Understanding this allows leaders to calibrate their systems around response time and around data composition. Recency sensitivity should be paired with structured assurance that short intervals don’t dominate long-term interpretation, especially when sampling frequency is dynamic, not fixed.
In enterprise settings where responsiveness is rewarded, the temptation is to prefer speed over robustness. But speed founded on narrow or adaptively skewed samples leads to tunnel vision. Bias embedded in early experience will repeat itself across revisits, customer segmentation, pricing tiers, or partner evaluations, because the model didn’t forget, it simply never saw more.
Recap
Most systems don’t fail because the math is broken, they fall short because the structure behind the data flow is blind to its own bias. Adaptive learning makes decisions faster, trims waste, and simplifies automation. But if early signals steer exploration and those signals are based on limited samples, you’re embedding assumptions.
It means understanding what AI models are really learning from. If you’re only feeding the system outcomes that survived the first filter, you’re narrowing your options.
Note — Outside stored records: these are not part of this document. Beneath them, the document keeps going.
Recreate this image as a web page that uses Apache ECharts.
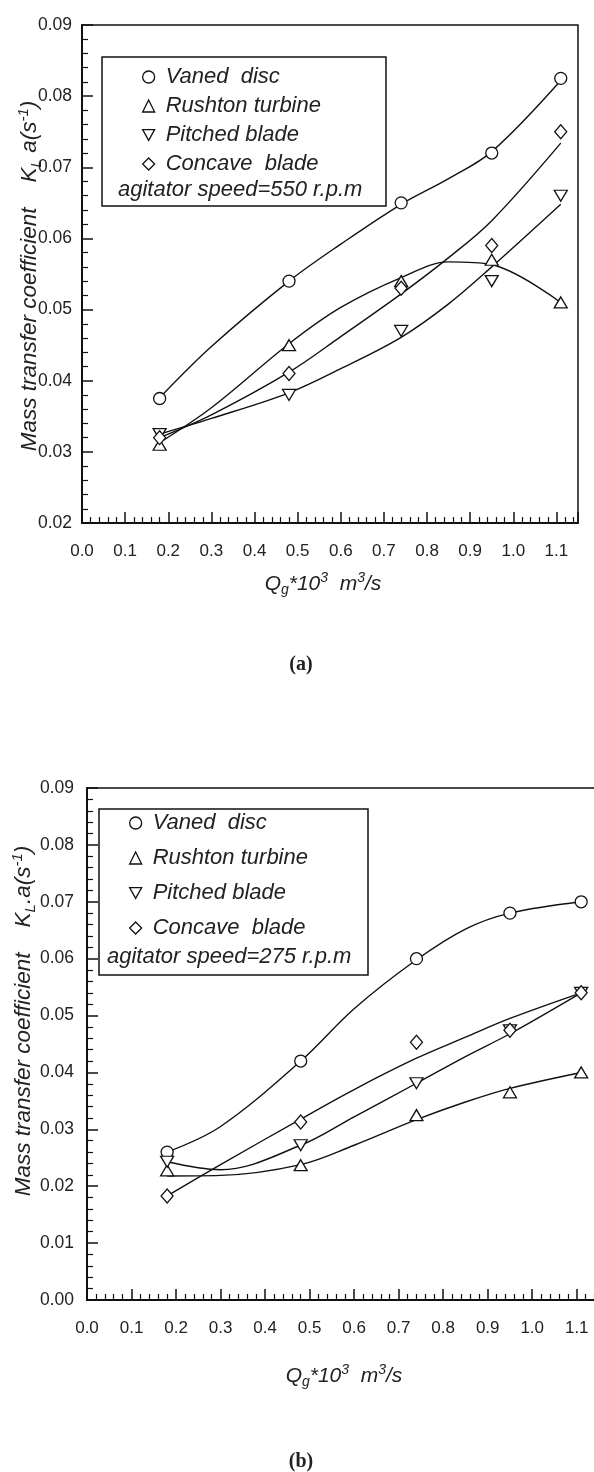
<!DOCTYPE html>
<html><head><meta charset="utf-8">
<script src="https://cdn.jsdelivr.net/npm/echarts/dist/echarts.min.js"></script>
<style>html,body{margin:0;padding:0;background:#fff}#c{width:594px;height:1472px}</style>
</head><body><div id="c"></div>
<script>
// ---- data (x: gas flow rate Qg*10^3 m3/s) ----
const qg = [0.18, 0.48, 0.74, 0.95, 1.11];
const seriesNames = ['Vaned  disc', 'Rushton turbine', 'Pitched blade', 'Concave  blade'];

// (a) 550 rpm, measured points
const topVaned   = [0.0375, 0.054, 0.065, 0.072, 0.0825];
const topRushton = [0.031, 0.045, 0.054, 0.057, 0.051];
const topPitched = [0.0325, 0.038, 0.047, 0.054, 0.066];
const topConcave = [0.032, 0.041, 0.053, 0.059, 0.075];

// (b) 275 rpm, measured points
const botVaned   = [0.026, 0.042, 0.060, 0.068, 0.070];
const botRushton = [0.0228, 0.0237, 0.0325, 0.0365, 0.040];
const botPitched = [0.0243, 0.0272, 0.0381, 0.0474, 0.054];
const botConcave = [0.0183, 0.0313, 0.0453, 0.0474, 0.054];

// fitted curves
const curveX = [0.18, 0.3, 0.48, 0.6, 0.74, 0.85, 0.95, 1.11];
const topFitVaned   = [0.0376, 0.0448, 0.0540, 0.0592, 0.0648, 0.0684, 0.0722, 0.0822];
const topFitRushton = [0.0313, 0.0362, 0.0452, 0.0503, 0.0545, 0.0567, 0.0563, 0.0510];
const topFitPitched = [0.0325, 0.0347, 0.0383, 0.0417, 0.0461, 0.0508, 0.0560, 0.0648];
const topFitConcave = [0.0320, 0.0352, 0.0412, 0.0462, 0.0522, 0.0573, 0.0625, 0.0734];
const botFitVaned   = [0.0260, 0.0305, 0.0420, 0.0512, 0.0598, 0.0652, 0.0680, 0.0700];
const botFitRushton = [0.0218, 0.0219, 0.0238, 0.0272, 0.0317, 0.0348, 0.0372, 0.0400];
const botFitPitched = [0.0243, 0.0229, 0.0272, 0.0322, 0.0381, 0.0428, 0.0468, 0.0540];
const botFitConcave = [0.0183, 0.0238, 0.0318, 0.0370, 0.0425, 0.0462, 0.0495, 0.0540];

const speedTop = 'agitator speed=550 r.p.m';
const speedBot = 'agitator speed=275 r.p.m';

// ---- styling ----
const INK = '#111', TXT = '#222', FONT = '"Liberation Sans", Arial, sans-serif';
const symbols = ['circle', 'triangle', 'path://M0,0 L10,0 L5,9 Z', 'diamond'];
const symSizes = [[12, 12], [13, 11], [13, 11], [12, 14]];
const pairs = (xs, ys) => xs.map((x, i) => [x, ys[i]]);

function xAxisCfg(gi, margin) {
  return {
    type: 'value', gridIndex: gi, min: 0, max: 1.15, interval: 0.1,
    axisLine: { show: true, onZero: false, lineStyle: { color: INK, width: 2 } },
    axisTick: { show: true, inside: true, length: 11, lineStyle: { color: INK, width: 1.5 } },
    minorTick: { show: true, splitNumber: 5, length: 6, lineStyle: { color: INK, width: 1.2 } },
    splitLine: { show: false }, minorSplitLine: { show: false },
    axisLabel: { margin, fontSize: 17, color: TXT, fontFamily: FONT, showMaxLabel: false,
      formatter: v => v.toFixed(1) }
  };
}
function yAxisCfg(gi, min, margin) {
  return {
    type: 'value', gridIndex: gi, min, max: 0.09, interval: 0.01,
    axisLine: { show: true, onZero: false, lineStyle: { color: INK, width: 2 } },
    axisTick: { show: true, inside: true, length: 11, lineStyle: { color: INK, width: 1.5 } },
    minorTick: { show: true, splitNumber: 5, length: 6, lineStyle: { color: INK, width: 1.2 } },
    splitLine: { show: false }, minorSplitLine: { show: false },
    axisLabel: { margin, fontSize: 17.5, color: TXT, fontFamily: FONT,
      formatter: v => v.toFixed(2) }
  };
}

const series = [];
function addPanel(gi, pts, fits) {
  fits.forEach((f, k) => series.push({
    type: 'line', xAxisIndex: gi, yAxisIndex: gi, data: pairs(curveX, f),
    smooth: 0.35, showSymbol: false, silent: true, z: 2,
    lineStyle: { color: INK, width: 1.4 }
  }));
  pts.forEach((p, k) => series.push({
    type: 'scatter', name: seriesNames[k], xAxisIndex: gi, yAxisIndex: gi,
    data: pairs(qg, p), symbol: symbols[k], symbolSize: symSizes[k], z: 3,
    itemStyle: { color: '#fff', borderColor: INK, borderWidth: 1.3, opacity: 1 }
  }));
}
addPanel(0, [topVaned, topRushton, topPitched, topConcave],
            [topFitVaned, topFitRushton, topFitPitched, topFitConcave]);
addPanel(1, [botVaned, botRushton, botPitched, botConcave],
            [botFitVaned, botFitRushton, botFitPitched, botFitConcave]);

const RICH = {
  n: { fontSize: 22.5, fontStyle: 'italic', fontFamily: FONT, lineHeight: 28, fill: TXT },
  sub: { fontSize: 15, fontStyle: 'italic', fontFamily: FONT, verticalAlign: 'bottom', fill: TXT },
  sup: { fontSize: 15, fontStyle: 'italic', fontFamily: FONT, verticalAlign: 'top', fill: TXT }
};
const RICHX = {
  n: { fontSize: 21, fontStyle: 'italic', fontFamily: FONT, lineHeight: 26, fill: TXT },
  sub: { fontSize: 14, fontStyle: 'italic', fontFamily: FONT, verticalAlign: 'bottom', fill: TXT },
  sup: { fontSize: 14, fontStyle: 'italic', fontFamily: FONT, verticalAlign: 'top', fill: TXT }
};
function title(x, y, text, rot, rich) {
  return { type: 'text', x, y, rotation: rot || 0, z: 10,
    style: { text, rich: rich, fill: TXT, align: 'center', verticalAlign: 'middle',
      font: 'italic 21px ' + FONT } };
}
const xTitle = '{n|Q}{sub|g}{n|*10}{sup|3}{n|  m}{sup|3}{n|/s}';
const yTitleTop = '{n|Mass transfer coefficient    K}{sub|L}{n| a(s}{sup|-1}{n|)}';
const yTitleBot = '{n|Mass transfer coefficient    K}{sub|L}{n|.a(s}{sup|-1}{n|)}';

function legendCfg(left, top, gap) {
  return {
    orient: 'vertical', left, top, padding: 0, itemGap: gap, itemWidth: 12, itemHeight: 12,
    data: seriesNames, selectedMode: false,
    itemStyle: { color: '#fff', borderColor: INK, borderWidth: 1.3 },
    textStyle: { fontFamily: FONT, fontStyle: 'italic', fontSize: 22, color: TXT,
      lineHeight: 20, padding: [0, 0, 0, 6] }
  };
}

const option = {
  animation: false,
  backgroundColor: '#fff',
  grid: [
    { left: 82, top: 25, width: 496, height: 498, show: true, borderColor: INK, borderWidth: 1.5,
      backgroundColor: 'transparent', outerBoundsMode: 'none', containLabel: false },
    { left: 87, top: 788, width: 512, height: 512, show: true, borderColor: INK, borderWidth: 1.5,
      backgroundColor: 'transparent', outerBoundsMode: 'none', containLabel: false }
  ],
  xAxis: [xAxisCfg(0, 20), xAxisCfg(1, 20)],
  yAxis: [yAxisCfg(0, 0.02, 10), yAxisCfg(1, 0, 13)],
  legend: [legendCfg(142, 66, 7), legendCfg(129, 812, 13)],
  series,
  graphic: [
    { type: 'rect', z: 1, shape: { x: 102, y: 57, width: 284, height: 149 },
      style: { fill: 'transparent', stroke: INK, lineWidth: 1.5 } },
    { type: 'rect', z: 1, shape: { x: 99, y: 809, width: 269, height: 166 },
      style: { fill: 'transparent', stroke: INK, lineWidth: 1.5 } },
    { type: 'text', x: 118, y: 190, z: 10, style: { text: speedTop, fill: TXT,
      font: 'italic 22px ' + FONT, align: 'left', verticalAlign: 'middle' } },
    { type: 'text', x: 107, y: 957, z: 10, style: { text: speedBot, fill: TXT,
      font: 'italic 22px ' + FONT, align: 'left', verticalAlign: 'middle' } },
    title(323, 584, xTitle, 0, RICHX),
    title(344, 1376, xTitle, 0, RICHX),
    title(30, 276, yTitleTop, Math.PI / 2, RICH),
    title(24, 1021, yTitleBot, Math.PI / 2, RICH),
    { type: 'text', x: 301, y: 665, style: { text: '(a)', fill: TXT,
      font: 'bold 20px "Liberation Serif", serif', align: 'center', verticalAlign: 'middle' } },
    { type: 'text', x: 301, y: 1462, style: { text: '(b)', fill: TXT,
      font: 'bold 20px "Liberation Serif", serif', align: 'center', verticalAlign: 'middle' } }
  ]
};
const chart = echarts.init(document.getElementById('c'), null, { renderer: 'canvas' });
chart.setOption(option);
</script></body></html>
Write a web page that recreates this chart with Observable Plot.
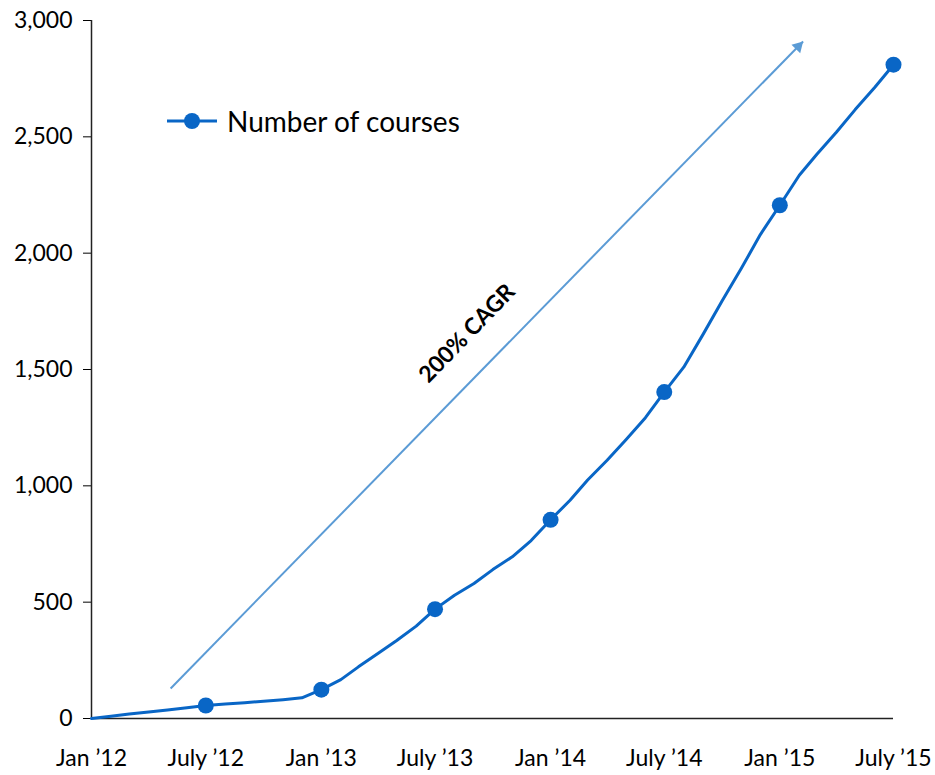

For decision-makers, the goal is to question how data is collected and how much it reflects the full landscape. If underperformance early on means lower visibility later, you’re making strategic calls with systematically incomplete information.
The fix starts at the architecture level. Reintroduce undersampled paths. Set minimum sample floors. Broaden the scope of what the system gets to know before you let it decide on what matters. That’s where scale, learning, and actual signal clarity begin to meet. And that’s how better judgment gets built faster and sharper.